Patrick Pélata : Renault va avoir 115 ans à la fin de l’année alors que Salesforce en a 13. En termes d’ancienneté, cela fait une belle différence. L’organisation automobile est très structurée et centralisée.
D’un certain point de vue, Salesforce est aussi une organisation très centralisée en Californie. Même s’il existe une équipe d’ingénierie à Paris et qu’une autre est en train de se mettre en place à Grenoble. Les cadences sont différentes. En une année, la stratégie peut bouger.
Cela fait dix mois que j’ai rejoint Salesforce, j’ai déjà vu les lignes bouger. La stratégie d’un constructeur automobile bouge plus doucement. Le rythme de l’innovation est permanent chez Salesforce. Chaque semaine, de nouvelles discussions naissent sur des projets start-up alors que l’on voit en parallèle des mouvements de concentration.
L’accord entre Oracle et Salesforce est un signe. Le rapprochement entre Salesforce et ExactTarget un autre.
Il existe également au sein de Salesforce une culture californienne voire Silicon Valley ou San Francisco.
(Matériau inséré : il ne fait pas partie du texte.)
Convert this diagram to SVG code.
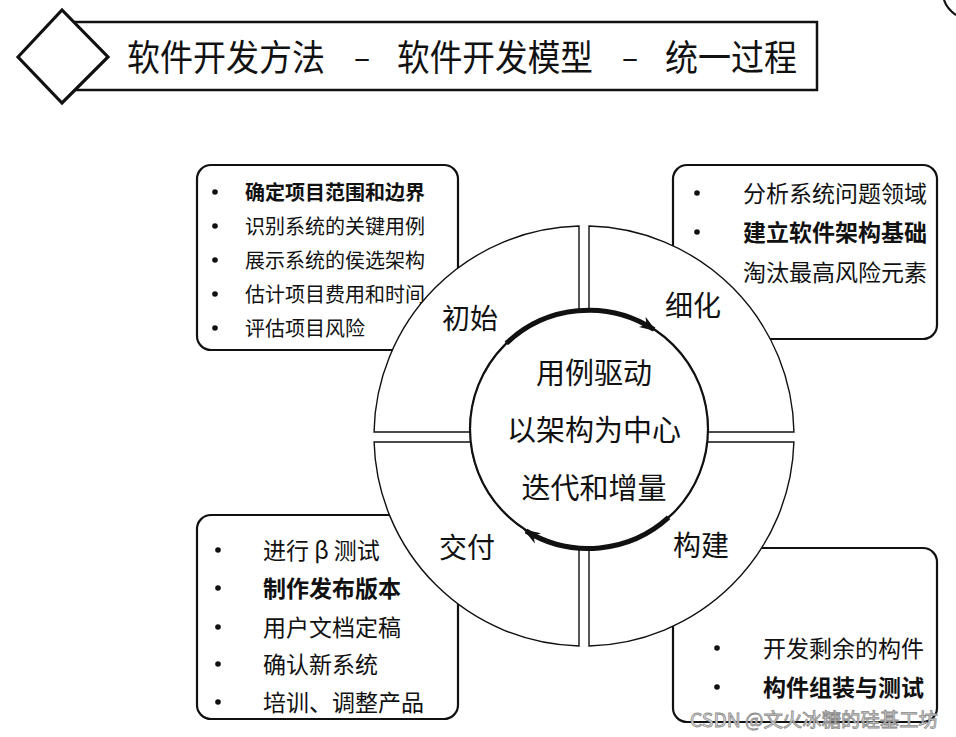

Cela se traduit par une grande ouverture d’esprit et une culture de la croissance.
Si la société ne tourne pas à un rythme de 30 à 35% de croissance par an, elle se pose des questions sur son modèle. Quitte à adapter de façon significative son organisation pour améliorer les performances.
En termes de ressources humaine, Renault dispose d’un effectif treize à quatorze fois supérieur à celui de Salesforce. Logiquement, elle ne bouge pas aussi vite que Salesforce. Mais Salesforce commence aussi à devenir une grande entreprise (10 000 collaborateurs). Néanmoins, elle a su garder les gênes de la start-up.
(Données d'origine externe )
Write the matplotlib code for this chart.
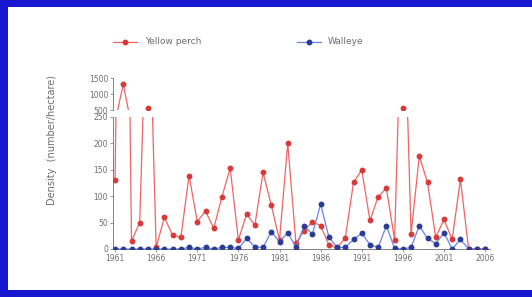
import matplotlib
matplotlib.use('Agg')
import matplotlib.pyplot as plt
from matplotlib.patches import Rectangle

# yearly densities (number/hectare)
years = list(range(1961, 2007))
yellow_perch = [130, 1300, 15, 50, 560, 3, 60, 26, 22, 139,
                52, 72, 39, 99, 153, 17, 66, 45, 145, 83,
                17, 200, 11, 35, 52, 44, 8, 2, 21, 126,
                150, 54, 99, 115, 17, 570, 28, 176, 126, 22,
                56, 18, 132, 0, 0, 0]
walleye = [0, 0, 0, 0, 0, 0, 0, 0, 0, 3,
           0, 3, 0, 3, 3, 1, 20, 4, 3, 33,
           14, 31, 3, 44, 28, 85, 23, 3, 3, 18,
           30, 8, 3, 44, 1, 0, 3, 44, 20, 10,
           31, 0, 18, 0, 0, 0]
xticks = list(range(1961, 2007, 5))
upper_ticks = [500, 1000, 1500]
lower_ticks = [0, 50, 100, 150, 200, 250]

W, H = 532, 297
grey = '#6e6e6e'
red_line, red_mark = '#f06464', '#d83a3a'
blue_line, blue_mark = '#6a84e6', '#2a3c96'

fig = plt.figure(figsize=(W / 100, H / 100), dpi=100, facecolor='#1717cf')
fig.patches.append(Rectangle((8 / W, 7 / H), 1 - 8 / W, 1 - 14 / H,
                             transform=fig.transFigure, facecolor='white',
                             edgecolor='none', zorder=-5))


def px_box(left, top, right, bottom):
    return [left / W, 1 - bottom / H, (right - left) / W, (bottom - top) / H]


ax_lo = fig.add_axes(px_box(113, 117, 490, 249))
ax_hi = fig.add_axes(px_box(113, 78, 490, 110), sharex=ax_lo)

for ax in (ax_lo, ax_hi):
    ax.set_zorder(2)
    ax.set_facecolor('none')
    ax.plot(years, yellow_perch, color=red_line, lw=0.9, marker='o', ms=3.2,
            mfc=red_mark, mec=red_mark, zorder=3)
    ax.plot(years, walleye, color=blue_line, lw=0.9, marker='o', ms=3.2,
            mfc=blue_mark, mec=blue_mark, zorder=4)
    for s in ('top', 'right'):
        ax.spines[s].set_visible(False)
    ax.spines['left'].set_color(grey)
    ax.spines['left'].set_linewidth(0.6)
    ax.tick_params(colors=grey, labelsize=5.5, width=0.5, length=2, pad=1.5)

ax_lo.set_xlim(1960.75, 2006.6)
ax_lo.set_ylim(0, 250)
ax_lo.set_yticks(lower_ticks)
ax_lo.set_xticks(xticks)
ax_lo.spines['bottom'].set_color(grey)
ax_lo.spines['bottom'].set_linewidth(0.6)

ax_hi.set_ylim(500, 1500)
ax_hi.set_yticks(upper_ticks)
ax_hi.spines['bottom'].set_visible(False)
ax_hi.tick_params(axis='x', bottom=False, labelbottom=False)

fig.text(52 / W, 1 - 140 / H, 'Density  (number/hectare)', rotation=90,
         ha='center', va='center', fontsize=7, color=grey, zorder=3)

# legend
leg_y = 1 - 42 / H
for x0, col, mc in ((113, red_line, red_mark), (297, blue_line, blue_mark)):
    fig.lines.append(plt.Line2D([x0 / W, (x0 + 12) / W, (x0 + 24) / W],
                                [leg_y] * 3, color=col, lw=0.9, marker='o',
                                ms=3.2, mfc=mc, mec=mc, markevery=[1],
                                transform=fig.transFigure, zorder=3))
fig.text(145 / W, leg_y, 'Yellow perch', fontsize=6.5, color=grey, va='center', zorder=3)
fig.text(328 / W, leg_y, 'Walleye', fontsize=6.5, color=grey, va='center', zorder=3)

fig.savefig('out.png', dpi=100, facecolor=fig.get_facecolor())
ITespresso.fr : A votre avis, quels sont les trois principaux domaines d’innovations technologiques qui vont toucher le secteur automobile ?
Patrick Pélata : La réduction de l’émission CO2 avec les voitures électriques ou les véhicules hybrides.
La transformation de l’expérience client dans le sens de la simplification sera également une avancée importante, en association avec le développement de la voiture connectée. La maintenance technique de votre véhicule ou le service client seront assurés depuis votre domicile ou votre lieu de travail. Dans tous les cas, vous n’aurez plus besoin de prévoir des déplacements.
Troisième point, mais j’en suis moins certain, c’est le thème des nouvelles formes de mobilité qui pourrait faire évoluer la voiture. Comme le fait d’emprunter une voiture qui n’est pas à vous avec un processus plus souple que la location.
On va choisir la multi-modalité c’est à dire coordonner plusieurs moyens de transport à travers des outils mobiles qui auront vocation à simplifier le parcours.
ITespresso.fr : Avez-vous testé la Google Car qui se conduit toute seule ?
Patrick Pélata : Oui, bien sûr. C’est très bien. Ils ont encore du travail devant eux pour la rendre totalement fiable. Je pense qu’ils ne sont pas très loin de la fiabilité d’un vrai conducteur. Mais il faut aller plus loin. Car, légalement, on ne saura pas faire la différence entre la bonne pratique d’un conducteur et les défaillances d’une voiture automatique.
De plus, les équipements intégrés dans la voiture sont extrêmement chers et il va encore se passer pas mal de temps avant que ces technologies soient abordables.
Ce projet est assez bluffant. J’ai déjà connu des prototypes de conduite automatique chez des constructeurs avec lesquels j’ai collaboré. Mais ils n’étaient pas aussi poussés que celui de Google.
Aujourd’hui, tout le monde essaie de les rattraper. J’ai vue qu’Audi faisait beaucoup de publicité sur le sujet.
Toutes les pièces sont là mais il faut incorporer encore plus d’intelligence. Et il faut que le coûts des capteurs et des actionneurs devienne abordable.
Dans l’industrie automobile, c’est une condition pour un vrai démarrage. Entre les progrès technologiques et la baisse des coûts, cela devrait se chevaucher un peu.
Mais c’est raisonnable de dire que, dans dix ans, on trouvera des voitures comme cela sur le marché.